# TASK REQUIREMENTS
For each line of the data below that holds "chart", copy the line.

━━━━━━━━

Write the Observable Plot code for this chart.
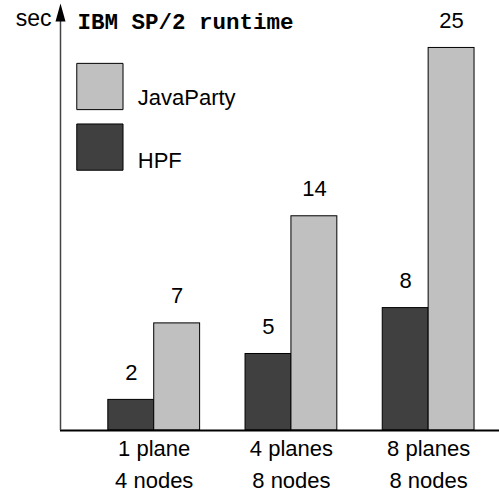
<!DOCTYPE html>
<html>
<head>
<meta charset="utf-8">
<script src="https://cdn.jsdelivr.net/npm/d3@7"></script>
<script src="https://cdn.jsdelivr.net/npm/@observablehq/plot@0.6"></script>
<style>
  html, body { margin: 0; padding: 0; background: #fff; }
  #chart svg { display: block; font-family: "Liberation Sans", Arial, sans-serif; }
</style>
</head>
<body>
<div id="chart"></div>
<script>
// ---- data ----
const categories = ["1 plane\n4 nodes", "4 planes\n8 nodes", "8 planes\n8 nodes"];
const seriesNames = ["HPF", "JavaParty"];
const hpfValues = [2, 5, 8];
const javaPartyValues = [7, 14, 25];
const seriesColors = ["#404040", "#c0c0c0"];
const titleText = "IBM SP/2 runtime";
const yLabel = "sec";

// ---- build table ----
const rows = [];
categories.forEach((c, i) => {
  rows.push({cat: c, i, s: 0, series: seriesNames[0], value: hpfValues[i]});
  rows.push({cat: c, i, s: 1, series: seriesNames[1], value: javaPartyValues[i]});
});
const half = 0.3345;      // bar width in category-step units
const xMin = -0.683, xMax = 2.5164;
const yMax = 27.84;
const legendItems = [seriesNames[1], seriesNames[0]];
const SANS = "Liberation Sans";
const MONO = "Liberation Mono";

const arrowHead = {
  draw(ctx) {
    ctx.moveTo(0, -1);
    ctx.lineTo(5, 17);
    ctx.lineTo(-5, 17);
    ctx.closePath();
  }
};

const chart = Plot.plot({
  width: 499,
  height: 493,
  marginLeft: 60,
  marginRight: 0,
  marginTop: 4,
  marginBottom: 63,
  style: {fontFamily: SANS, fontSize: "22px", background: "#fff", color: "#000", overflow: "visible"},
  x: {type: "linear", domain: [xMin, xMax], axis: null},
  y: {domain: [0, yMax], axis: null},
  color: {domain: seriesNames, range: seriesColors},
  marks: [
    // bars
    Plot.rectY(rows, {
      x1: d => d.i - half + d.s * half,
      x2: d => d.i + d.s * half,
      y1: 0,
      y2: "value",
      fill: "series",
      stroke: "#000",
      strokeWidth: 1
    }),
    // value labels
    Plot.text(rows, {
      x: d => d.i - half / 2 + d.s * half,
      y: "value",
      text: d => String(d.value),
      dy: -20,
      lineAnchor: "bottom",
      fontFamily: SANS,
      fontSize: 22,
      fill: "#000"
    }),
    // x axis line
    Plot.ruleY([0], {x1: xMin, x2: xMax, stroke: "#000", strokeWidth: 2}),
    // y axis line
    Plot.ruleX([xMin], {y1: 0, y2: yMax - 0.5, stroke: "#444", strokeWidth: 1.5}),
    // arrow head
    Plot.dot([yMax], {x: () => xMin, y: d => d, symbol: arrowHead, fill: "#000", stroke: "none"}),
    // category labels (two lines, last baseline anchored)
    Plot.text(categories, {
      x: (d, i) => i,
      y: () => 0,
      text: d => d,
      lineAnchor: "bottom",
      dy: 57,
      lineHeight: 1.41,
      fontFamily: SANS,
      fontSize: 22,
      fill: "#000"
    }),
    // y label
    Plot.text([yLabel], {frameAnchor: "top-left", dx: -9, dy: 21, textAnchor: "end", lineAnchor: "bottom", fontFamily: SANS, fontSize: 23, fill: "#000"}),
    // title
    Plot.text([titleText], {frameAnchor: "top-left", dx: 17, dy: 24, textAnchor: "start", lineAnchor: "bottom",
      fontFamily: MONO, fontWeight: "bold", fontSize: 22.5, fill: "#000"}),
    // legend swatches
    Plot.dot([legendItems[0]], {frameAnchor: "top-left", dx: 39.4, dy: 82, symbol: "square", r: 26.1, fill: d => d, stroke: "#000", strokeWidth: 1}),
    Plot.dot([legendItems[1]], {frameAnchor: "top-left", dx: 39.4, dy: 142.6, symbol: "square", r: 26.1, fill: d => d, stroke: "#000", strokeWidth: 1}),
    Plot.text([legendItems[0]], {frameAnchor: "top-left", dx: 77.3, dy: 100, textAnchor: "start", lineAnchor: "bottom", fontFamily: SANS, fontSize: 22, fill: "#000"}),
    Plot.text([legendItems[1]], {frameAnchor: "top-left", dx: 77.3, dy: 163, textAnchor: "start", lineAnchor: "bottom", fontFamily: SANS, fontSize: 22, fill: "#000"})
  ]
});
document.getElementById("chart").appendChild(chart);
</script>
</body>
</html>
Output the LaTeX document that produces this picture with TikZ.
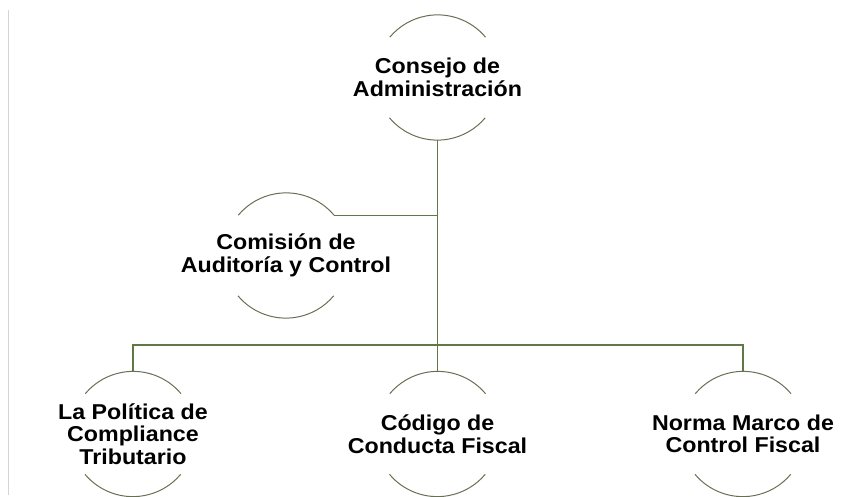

━━━━━━━━

# RESPONSE TO THE EXERCISE
Write the Observable Plot code for this chart.
  #chart svg { display: block; font-family: "Liberation Sans", Arial, sans-serif; }
<div id="chart"></div>
const chart = Plot.plot({
document.getElementById("chart").appendChild(chart);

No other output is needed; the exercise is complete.